*Records supplied:*
———
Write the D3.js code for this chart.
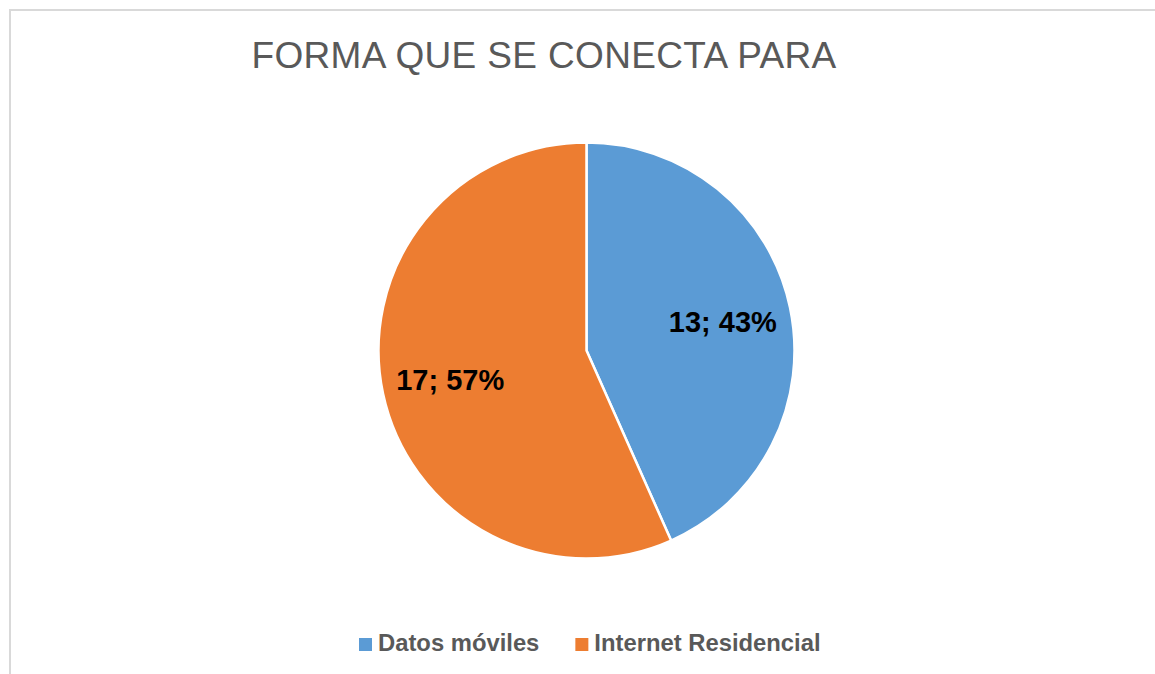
———
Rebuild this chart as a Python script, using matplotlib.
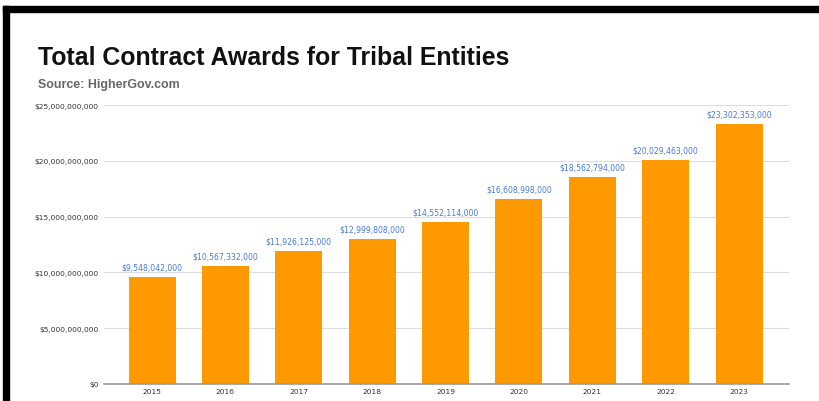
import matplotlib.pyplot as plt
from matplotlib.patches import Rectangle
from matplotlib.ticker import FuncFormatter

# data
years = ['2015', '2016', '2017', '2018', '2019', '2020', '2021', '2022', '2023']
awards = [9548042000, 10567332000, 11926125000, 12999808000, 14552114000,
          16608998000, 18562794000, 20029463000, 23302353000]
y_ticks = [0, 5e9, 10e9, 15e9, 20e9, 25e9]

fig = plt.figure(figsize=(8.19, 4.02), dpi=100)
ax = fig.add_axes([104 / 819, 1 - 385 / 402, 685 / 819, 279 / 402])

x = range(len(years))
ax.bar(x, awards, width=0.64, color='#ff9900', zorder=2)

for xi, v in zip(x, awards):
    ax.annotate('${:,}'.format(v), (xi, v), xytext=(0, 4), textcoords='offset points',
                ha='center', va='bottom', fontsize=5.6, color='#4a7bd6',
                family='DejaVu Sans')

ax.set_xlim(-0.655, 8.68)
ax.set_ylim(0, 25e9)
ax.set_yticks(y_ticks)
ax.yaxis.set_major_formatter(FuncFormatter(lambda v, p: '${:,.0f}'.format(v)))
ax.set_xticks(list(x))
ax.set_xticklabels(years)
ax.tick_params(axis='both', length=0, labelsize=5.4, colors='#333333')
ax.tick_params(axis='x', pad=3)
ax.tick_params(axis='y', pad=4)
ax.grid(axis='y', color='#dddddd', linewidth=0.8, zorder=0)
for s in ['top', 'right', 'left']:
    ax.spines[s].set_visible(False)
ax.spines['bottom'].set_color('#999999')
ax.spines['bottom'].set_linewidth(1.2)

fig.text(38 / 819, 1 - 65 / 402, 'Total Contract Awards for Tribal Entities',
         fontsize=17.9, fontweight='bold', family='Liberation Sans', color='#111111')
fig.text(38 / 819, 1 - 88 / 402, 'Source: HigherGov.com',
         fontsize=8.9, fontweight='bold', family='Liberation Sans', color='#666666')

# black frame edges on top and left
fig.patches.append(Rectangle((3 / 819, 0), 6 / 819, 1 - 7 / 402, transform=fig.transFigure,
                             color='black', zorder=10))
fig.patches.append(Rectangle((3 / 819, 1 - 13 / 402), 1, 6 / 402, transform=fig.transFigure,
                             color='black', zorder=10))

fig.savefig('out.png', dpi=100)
———
*Work to be completed:* Of the lines in the records, determine how many contain the word "this", and report that number alone.

*The solution:* 2